Question: Do you like doing interviews to promote your book?
Here’s how I see it: Every job has benefits, challenges, and some downright unpleasant parts. My primary job—raising three teenagers—is a good example. Sure, I get to preen proudly when my teenagers win awards, cheer loudly when they score the winning basket, and bask in 24 hours of Mother’s Day glory, but I also get to handle discipline, consequences, poor attitudes, moody dispositions, sick days, and fender-benders. I’m sure CEOs enjoy their big, fat paychecks, private jets, and stock options, too, but I bet they hate firing people. Unfortunately, that’s part of their job, too. Responsible people don’t pick and choose. They do whatever has to be done. Lord knows, I am nothing if not nauseatingly responsible.
Writing is a real job, you know. I’ve said this at least a million times. Just because I work on a laptop in a corner of my bedroom doesn’t mean I don’t work! Sigh. This is a sore subject. Book promotion is part of my job. If nobody knows about my books, they won’t buy them. If they don’t buy books, I don’t get to write. It’s third grade math—not that complicated. Book promotion involves interviews for newspapers, radio, television, and online media outlets.
Here’s the secret: IT’S REALLY, REALLY FUN! Of course, there are exceptions. Not every interview goes as well as I’d like. Sometimes, I just can’t establish a rapport with an interviewer. In the hills of Tennessee, I once looked up in a radio booth while putting on my headphones and read decidedly racist and sexist bumper stickers stuck to the wall—right there in plain view for guests to contemplate during the interview. I had about 3 seconds to process that before we went on the air. Some interviewers (writers, too, obviously) are quirky. Usually, I can tell immediately if an interview is going to work or not. A good interviewer can talk to a wall and make it sound special. I can do that, too. I think that’s because I am naturally nosy, curious, and bossy. I really am interested in every little thing. That comes in handy in my line of work.

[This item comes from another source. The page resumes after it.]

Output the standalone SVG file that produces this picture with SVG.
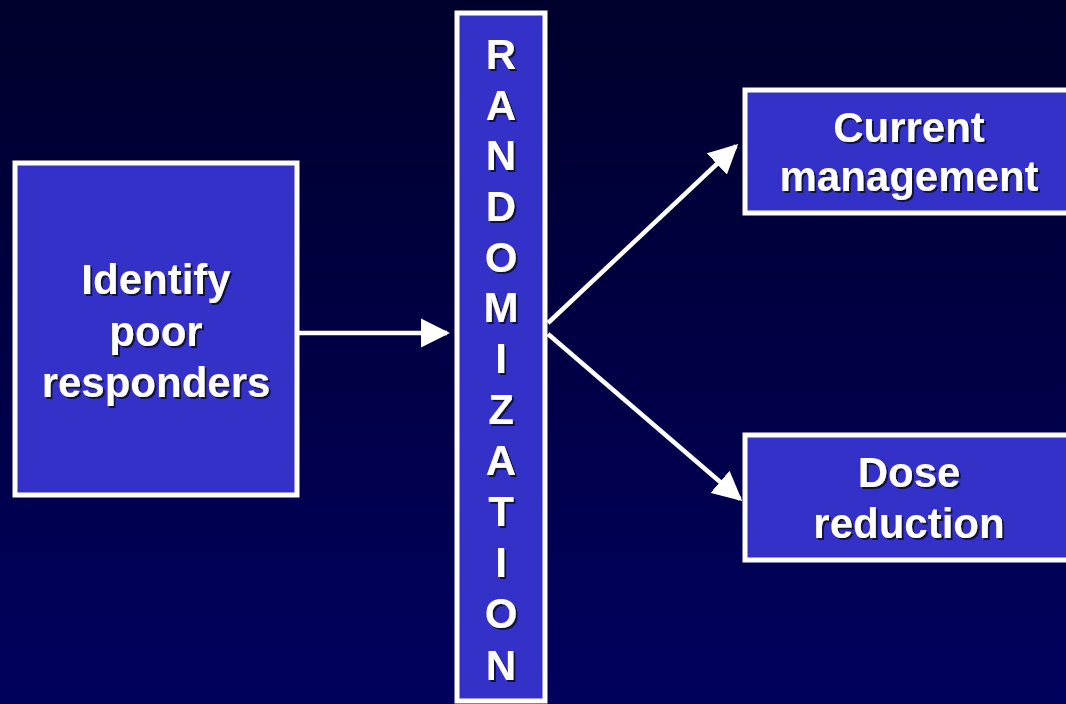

Bottom line: To interview well, you have to be flexible, ready for anything, and able to roll with whatever happens live. It helps to have a sense of humor and to be perky and eager to please. I am a pleaser personality. As a Southern woman, I think everyone should be happy with me all the time. I am naturally inclined to try to please my host and audience rather than being contentious or ornery. Because I write humor, interviewers expect me to be entertaining—even at 4:30 AM. That’s part of my job. Because radio and television personalities host so many guests every week, they rarely have time to actually read a book or even a page from a guest’s book. Generally, they flip through the book for the first time when I sit down for the interview, in the 30 seconds before we go on the air. I don’t blame them one bit. It’s not worth a big investment of time or energy on their parts for a 10-minute interview. I am always ready to hijack the interview and take it wherever I want to go—regardless of what I am asked. Yep. That really works. I have had my humor books introduced on live television as: a “cookbook” (well, no, although I do talk about chocolate, gumbo, sweet tea, and tomatoes a lot), a “love manual,” (ah . . . not so much, although if you pick up a few relationship tips from I Love You Now Hush, I am okay with that). I’ve Had It Up To Here With Teenagers has been introduced as a “manners book” for teens. (Nope, just funny essays, although I am, generally, in favor of good manners in any endeavor.) An interviewer in Charleston once told me, while I was attaching my microphone to my dress:
“I’m really hung over, so I’m just going to read your name and your book title. Then you can just talk for about 12 minutes. Okay?”
“No problem! I can do that!” I responded gleefully.
I really do like an open mic, lots of room, and few constraints. I do some of my best work that way.